Gallery Momo from Johannesburg highlighted the work of Ayana V Jackson alongside Sammy Baloji, Patricia Driscoll, Alf Kumalo, Rodney Place, Mary Sibande and Andrew Tshabangu.
The Goodman Gallery showed the entire In Boksburg series by David Goldblatt as well as work from Mikhael Subotsky, Jodi Bieber and Nontsikelelo Veleko, and the Stevenson Gallery dominated the entrance traffic to the fair, showing Pieter Hugo’s Permanent Error series alongside work by Viviane Sassen.
The current fixation on archives took shape across the fair, most notably at the Daniel Blau exhibit featuring a collection titled One Giant Leap: Rare Nasa photographs, 1965-1981.
This sublime photo collection included, among others, the first photo of Earth seen from the lunar orbit (1966) and at a distance of 362 000km (1967).
Pictures by the book
Although Paris Photo is already a massive event just with the gallery component, this year it also included a book exhibition space for publishers and specialist booksellers. Here book signings were held alongside rare and limited-edition book sales and a book exhibition of Ed van der Elsken’s 1956 title, Love on the Left Bank.
Chantal Pontbriand, former head of exhibition research and development at the Tate Modern and a prominent art critic and curator, edited the official Paris Photo book, Mutations: Perspectives on Photography. In it Pontbriand crafts a notable compendium of text and photo essays from well-known sociologists, collectors and critics. Under the themes of geography, technology, society-media and the body, she navigates the concept of mutations in modern photography.

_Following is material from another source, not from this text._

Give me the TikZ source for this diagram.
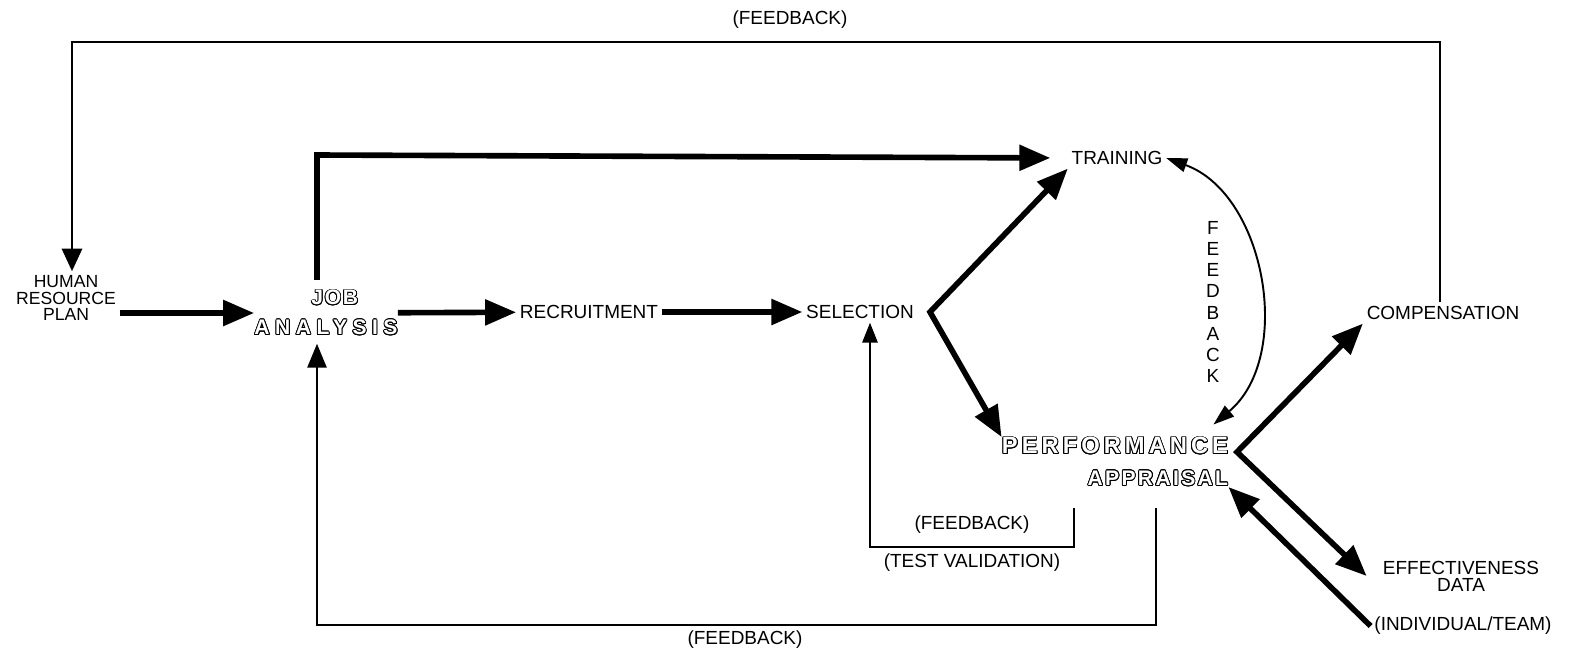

In this context she acknowledges the influence of the internet, computer science and even artificial intelligence on the art form. What Pontbriand calls “the new reality of the image” was reflected throughout Paris Photo—it suggested the changing conventions of photography. She hints at a transformation point and new horizons for photography where the “phenomena of production and reception are mixed, turned upside down, even inverted”.